■ The data ■
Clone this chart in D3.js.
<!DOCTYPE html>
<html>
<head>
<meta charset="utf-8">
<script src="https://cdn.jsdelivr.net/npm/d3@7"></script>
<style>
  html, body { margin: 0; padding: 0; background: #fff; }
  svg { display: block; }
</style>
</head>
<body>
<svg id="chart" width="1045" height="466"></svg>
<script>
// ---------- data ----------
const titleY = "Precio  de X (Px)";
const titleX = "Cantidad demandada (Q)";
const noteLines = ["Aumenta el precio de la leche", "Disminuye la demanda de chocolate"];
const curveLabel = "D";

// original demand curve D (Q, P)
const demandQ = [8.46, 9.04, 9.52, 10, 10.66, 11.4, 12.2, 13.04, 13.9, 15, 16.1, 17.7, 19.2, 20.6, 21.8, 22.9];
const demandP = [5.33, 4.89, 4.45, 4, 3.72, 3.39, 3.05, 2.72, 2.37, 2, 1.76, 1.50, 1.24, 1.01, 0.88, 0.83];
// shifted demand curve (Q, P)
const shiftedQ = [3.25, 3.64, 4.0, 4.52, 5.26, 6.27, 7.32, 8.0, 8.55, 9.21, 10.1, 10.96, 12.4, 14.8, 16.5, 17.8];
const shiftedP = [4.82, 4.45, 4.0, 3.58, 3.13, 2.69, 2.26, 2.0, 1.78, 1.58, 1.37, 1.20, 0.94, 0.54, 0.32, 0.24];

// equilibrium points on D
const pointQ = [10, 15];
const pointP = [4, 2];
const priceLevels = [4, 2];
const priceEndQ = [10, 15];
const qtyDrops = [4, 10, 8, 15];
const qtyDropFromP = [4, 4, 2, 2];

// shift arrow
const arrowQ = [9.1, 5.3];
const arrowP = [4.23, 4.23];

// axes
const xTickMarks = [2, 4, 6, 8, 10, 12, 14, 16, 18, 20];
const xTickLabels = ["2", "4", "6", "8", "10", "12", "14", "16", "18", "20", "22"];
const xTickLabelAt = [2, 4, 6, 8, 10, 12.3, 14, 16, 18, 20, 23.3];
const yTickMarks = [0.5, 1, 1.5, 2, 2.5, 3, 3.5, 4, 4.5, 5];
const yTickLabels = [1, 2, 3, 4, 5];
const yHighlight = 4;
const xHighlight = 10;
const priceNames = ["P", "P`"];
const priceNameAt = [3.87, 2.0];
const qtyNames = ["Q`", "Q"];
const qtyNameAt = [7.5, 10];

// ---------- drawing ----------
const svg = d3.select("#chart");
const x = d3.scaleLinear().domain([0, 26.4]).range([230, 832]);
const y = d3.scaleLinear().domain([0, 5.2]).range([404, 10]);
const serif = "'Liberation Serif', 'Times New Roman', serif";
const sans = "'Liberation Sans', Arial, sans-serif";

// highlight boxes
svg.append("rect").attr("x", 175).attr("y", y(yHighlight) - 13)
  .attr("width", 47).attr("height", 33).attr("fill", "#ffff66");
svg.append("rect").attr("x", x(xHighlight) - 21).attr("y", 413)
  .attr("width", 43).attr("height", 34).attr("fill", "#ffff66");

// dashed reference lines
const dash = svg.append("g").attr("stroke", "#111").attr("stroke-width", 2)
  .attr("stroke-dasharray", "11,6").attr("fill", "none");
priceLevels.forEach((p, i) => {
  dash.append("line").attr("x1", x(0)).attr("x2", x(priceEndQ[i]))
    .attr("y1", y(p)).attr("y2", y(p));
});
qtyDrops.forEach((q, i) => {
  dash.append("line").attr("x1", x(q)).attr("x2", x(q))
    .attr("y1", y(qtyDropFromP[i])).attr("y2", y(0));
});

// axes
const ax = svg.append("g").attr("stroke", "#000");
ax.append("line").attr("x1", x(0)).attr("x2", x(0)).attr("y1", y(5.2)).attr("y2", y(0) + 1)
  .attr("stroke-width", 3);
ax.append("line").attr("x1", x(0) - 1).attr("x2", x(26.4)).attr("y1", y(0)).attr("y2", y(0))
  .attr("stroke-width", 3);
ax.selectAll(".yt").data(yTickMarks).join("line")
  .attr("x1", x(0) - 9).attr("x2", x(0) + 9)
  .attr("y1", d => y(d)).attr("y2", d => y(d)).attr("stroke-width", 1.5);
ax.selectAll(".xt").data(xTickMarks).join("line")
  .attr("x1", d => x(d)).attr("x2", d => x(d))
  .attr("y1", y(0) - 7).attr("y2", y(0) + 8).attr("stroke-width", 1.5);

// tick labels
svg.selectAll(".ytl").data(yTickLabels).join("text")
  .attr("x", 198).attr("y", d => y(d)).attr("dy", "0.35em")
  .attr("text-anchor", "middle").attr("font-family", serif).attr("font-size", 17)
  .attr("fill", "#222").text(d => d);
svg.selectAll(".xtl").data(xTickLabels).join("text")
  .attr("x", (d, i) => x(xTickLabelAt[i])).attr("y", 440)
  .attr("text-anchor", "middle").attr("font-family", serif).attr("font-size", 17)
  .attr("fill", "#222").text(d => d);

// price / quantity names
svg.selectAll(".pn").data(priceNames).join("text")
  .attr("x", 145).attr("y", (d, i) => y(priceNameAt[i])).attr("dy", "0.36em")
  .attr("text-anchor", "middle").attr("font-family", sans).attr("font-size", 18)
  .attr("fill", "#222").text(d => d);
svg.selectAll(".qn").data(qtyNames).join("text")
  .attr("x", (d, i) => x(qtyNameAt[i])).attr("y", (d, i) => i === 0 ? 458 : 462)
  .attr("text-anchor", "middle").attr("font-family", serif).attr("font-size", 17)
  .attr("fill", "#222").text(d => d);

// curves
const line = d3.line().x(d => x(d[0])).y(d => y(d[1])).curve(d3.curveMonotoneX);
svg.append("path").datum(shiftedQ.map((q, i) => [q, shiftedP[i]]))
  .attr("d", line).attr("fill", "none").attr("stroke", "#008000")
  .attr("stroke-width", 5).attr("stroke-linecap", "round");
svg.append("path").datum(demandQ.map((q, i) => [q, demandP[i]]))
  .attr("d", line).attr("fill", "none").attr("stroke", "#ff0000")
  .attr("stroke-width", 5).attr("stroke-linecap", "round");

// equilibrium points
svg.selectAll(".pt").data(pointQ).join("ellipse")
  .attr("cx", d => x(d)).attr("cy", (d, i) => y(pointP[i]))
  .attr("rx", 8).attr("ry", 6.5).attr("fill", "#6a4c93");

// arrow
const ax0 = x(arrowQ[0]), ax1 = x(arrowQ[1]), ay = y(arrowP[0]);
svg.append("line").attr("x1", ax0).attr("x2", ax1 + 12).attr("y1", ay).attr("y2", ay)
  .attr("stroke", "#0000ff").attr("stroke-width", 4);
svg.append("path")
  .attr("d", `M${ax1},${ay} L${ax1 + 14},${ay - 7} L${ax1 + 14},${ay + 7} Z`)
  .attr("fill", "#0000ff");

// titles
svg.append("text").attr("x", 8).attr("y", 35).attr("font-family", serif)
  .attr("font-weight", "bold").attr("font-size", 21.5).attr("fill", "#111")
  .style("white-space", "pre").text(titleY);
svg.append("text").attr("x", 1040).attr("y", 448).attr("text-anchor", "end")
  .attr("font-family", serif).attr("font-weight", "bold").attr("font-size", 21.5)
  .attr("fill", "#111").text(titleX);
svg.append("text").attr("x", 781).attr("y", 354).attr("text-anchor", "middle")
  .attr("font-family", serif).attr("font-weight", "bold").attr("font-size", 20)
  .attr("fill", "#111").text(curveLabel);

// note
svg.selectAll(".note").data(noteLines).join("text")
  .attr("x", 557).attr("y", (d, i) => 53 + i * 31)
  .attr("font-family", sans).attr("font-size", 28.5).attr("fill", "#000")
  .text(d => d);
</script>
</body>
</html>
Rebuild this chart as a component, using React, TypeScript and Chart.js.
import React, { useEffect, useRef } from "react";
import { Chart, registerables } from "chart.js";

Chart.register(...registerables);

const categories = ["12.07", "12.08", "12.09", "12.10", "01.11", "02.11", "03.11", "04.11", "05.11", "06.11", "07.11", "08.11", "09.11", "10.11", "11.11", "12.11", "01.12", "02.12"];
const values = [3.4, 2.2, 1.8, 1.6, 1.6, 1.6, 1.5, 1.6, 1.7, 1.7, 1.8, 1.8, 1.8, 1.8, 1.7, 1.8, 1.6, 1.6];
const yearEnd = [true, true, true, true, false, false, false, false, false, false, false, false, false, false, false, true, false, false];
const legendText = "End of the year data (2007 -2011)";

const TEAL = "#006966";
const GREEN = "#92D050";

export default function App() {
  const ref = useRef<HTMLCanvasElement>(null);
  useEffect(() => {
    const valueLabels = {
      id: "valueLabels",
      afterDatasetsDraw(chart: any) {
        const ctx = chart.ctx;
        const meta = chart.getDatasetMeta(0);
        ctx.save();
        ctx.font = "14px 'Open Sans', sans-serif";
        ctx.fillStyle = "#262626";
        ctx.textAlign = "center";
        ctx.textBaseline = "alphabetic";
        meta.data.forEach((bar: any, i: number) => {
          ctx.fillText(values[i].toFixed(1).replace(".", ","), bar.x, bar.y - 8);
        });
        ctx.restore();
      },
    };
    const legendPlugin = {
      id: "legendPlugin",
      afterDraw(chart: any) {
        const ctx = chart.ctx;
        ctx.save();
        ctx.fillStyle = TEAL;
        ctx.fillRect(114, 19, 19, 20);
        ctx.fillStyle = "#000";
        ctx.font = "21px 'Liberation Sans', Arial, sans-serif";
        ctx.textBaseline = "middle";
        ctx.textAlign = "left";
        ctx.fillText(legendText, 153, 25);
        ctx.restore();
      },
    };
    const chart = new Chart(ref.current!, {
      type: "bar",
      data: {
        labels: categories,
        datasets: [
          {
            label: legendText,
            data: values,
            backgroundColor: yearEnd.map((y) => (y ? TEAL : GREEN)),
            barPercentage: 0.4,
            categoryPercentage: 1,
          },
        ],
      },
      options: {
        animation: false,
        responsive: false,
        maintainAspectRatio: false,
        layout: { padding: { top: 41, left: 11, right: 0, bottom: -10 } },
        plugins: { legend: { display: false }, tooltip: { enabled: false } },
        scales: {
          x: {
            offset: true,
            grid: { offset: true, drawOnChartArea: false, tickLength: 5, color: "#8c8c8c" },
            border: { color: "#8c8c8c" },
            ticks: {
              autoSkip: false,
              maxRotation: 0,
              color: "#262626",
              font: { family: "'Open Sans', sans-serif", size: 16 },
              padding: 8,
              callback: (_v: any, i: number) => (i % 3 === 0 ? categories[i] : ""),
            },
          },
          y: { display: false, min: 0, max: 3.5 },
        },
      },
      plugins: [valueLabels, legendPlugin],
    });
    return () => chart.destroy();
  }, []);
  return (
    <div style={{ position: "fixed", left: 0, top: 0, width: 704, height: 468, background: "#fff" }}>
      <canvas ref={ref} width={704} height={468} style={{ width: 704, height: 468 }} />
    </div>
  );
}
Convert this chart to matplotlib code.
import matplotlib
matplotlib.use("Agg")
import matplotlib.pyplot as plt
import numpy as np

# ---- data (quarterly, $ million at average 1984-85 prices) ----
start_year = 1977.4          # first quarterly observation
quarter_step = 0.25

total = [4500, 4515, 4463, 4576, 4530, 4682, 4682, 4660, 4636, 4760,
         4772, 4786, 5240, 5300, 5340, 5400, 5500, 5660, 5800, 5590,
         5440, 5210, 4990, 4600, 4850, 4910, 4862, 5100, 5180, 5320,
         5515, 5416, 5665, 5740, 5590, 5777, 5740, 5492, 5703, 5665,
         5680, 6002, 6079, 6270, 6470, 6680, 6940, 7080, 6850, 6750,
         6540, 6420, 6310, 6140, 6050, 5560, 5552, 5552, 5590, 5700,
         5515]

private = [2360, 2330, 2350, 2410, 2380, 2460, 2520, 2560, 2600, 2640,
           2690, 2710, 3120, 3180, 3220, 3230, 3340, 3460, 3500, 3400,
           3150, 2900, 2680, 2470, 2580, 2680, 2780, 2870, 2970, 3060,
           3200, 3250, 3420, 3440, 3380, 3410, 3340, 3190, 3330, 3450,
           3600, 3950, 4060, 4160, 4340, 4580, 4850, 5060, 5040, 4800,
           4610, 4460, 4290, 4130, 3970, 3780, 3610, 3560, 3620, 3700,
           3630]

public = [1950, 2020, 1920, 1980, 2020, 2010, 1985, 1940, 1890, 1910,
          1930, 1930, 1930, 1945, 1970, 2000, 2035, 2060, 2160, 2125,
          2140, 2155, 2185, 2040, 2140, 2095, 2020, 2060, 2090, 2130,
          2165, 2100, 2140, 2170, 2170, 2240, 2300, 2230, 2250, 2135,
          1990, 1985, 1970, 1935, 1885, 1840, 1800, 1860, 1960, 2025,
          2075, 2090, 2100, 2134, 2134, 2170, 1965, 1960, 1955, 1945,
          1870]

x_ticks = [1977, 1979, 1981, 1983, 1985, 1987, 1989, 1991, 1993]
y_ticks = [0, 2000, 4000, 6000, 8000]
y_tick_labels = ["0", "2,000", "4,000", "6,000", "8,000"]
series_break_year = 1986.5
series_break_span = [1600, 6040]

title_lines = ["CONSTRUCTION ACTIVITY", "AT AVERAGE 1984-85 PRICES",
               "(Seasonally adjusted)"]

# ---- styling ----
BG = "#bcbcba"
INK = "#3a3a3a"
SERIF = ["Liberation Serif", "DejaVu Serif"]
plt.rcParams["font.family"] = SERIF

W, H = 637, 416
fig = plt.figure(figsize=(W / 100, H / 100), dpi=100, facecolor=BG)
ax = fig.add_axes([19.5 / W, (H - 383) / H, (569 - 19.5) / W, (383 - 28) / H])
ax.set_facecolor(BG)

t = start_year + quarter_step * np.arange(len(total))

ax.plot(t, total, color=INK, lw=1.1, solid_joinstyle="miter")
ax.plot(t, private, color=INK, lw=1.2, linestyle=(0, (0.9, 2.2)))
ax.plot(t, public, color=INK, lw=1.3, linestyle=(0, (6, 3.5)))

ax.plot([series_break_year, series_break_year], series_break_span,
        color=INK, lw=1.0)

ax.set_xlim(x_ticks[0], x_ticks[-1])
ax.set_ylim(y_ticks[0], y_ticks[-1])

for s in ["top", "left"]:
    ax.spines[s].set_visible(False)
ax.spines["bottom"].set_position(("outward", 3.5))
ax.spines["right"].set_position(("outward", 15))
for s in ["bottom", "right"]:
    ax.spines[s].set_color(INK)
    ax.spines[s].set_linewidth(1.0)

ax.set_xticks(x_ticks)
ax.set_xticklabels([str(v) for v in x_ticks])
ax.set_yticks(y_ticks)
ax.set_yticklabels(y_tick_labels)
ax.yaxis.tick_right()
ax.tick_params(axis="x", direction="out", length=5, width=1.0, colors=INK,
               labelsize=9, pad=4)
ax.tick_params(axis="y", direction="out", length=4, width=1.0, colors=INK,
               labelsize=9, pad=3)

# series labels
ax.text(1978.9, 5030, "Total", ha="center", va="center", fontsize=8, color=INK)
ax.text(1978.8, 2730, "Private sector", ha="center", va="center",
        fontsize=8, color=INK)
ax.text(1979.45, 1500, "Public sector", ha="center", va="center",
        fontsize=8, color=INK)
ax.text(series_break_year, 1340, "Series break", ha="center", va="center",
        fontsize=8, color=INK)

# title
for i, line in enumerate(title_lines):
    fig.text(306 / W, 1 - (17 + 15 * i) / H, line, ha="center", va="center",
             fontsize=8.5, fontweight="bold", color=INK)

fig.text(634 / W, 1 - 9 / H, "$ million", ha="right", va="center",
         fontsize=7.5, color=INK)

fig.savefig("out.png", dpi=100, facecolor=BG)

■ Exercise requirements ■
Reproduce only the lines from the one containing "Convert this chart to matplotlib code." through the one containing "series_break_span = [1600, 6040]", inclusive of both.

■ Completed exercise ■
Convert this chart to matplotlib code.
import matplotlib
matplotlib.use("Agg")
import matplotlib.pyplot as plt
import numpy as np

# ---- data (quarterly, $ million at average 1984-85 prices) ----
start_year = 1977.4          # first quarterly observation
quarter_step = 0.25

total = [4500, 4515, 4463, 4576, 4530, 4682, 4682, 4660, 4636, 4760,
         4772, 4786, 5240, 5300, 5340, 5400, 5500, 5660, 5800, 5590,
         5440, 5210, 4990, 4600, 4850, 4910, 4862, 5100, 5180, 5320,
         5515, 5416, 5665, 5740, 5590, 5777, 5740, 5492, 5703, 5665,
         5680, 6002, 6079, 6270, 6470, 6680, 6940, 7080, 6850, 6750,
         6540, 6420, 6310, 6140, 6050, 5560, 5552, 5552, 5590, 5700,
         5515]

private = [2360, 2330, 2350, 2410, 2380, 2460, 2520, 2560, 2600, 2640,
           2690, 2710, 3120, 3180, 3220, 3230, 3340, 3460, 3500, 3400,
           3150, 2900, 2680, 2470, 2580, 2680, 2780, 2870, 2970, 3060,
           3200, 3250, 3420, 3440, 3380, 3410, 3340, 3190, 3330, 3450,
           3600, 3950, 4060, 4160, 4340, 4580, 4850, 5060, 5040, 4800,
           4610, 4460, 4290, 4130, 3970, 3780, 3610, 3560, 3620, 3700,
           3630]

public = [1950, 2020, 1920, 1980, 2020, 2010, 1985, 1940, 1890, 1910,
          1930, 1930, 1930, 1945, 1970, 2000, 2035, 2060, 2160, 2125,
          2140, 2155, 2185, 2040, 2140, 2095, 2020, 2060, 2090, 2130,
          2165, 2100, 2140, 2170, 2170, 2240, 2300, 2230, 2250, 2135,
          1990, 1985, 1970, 1935, 1885, 1840, 1800, 1860, 1960, 2025,
          2075, 2090, 2100, 2134, 2134, 2170, 1965, 1960, 1955, 1945,
          1870]

x_ticks = [1977, 1979, 1981, 1983, 1985, 1987, 1989, 1991, 1993]
y_ticks = [0, 2000, 4000, 6000, 8000]
y_tick_labels = ["0", "2,000", "4,000", "6,000", "8,000"]
series_break_year = 1986.5
series_break_span = [1600, 6040]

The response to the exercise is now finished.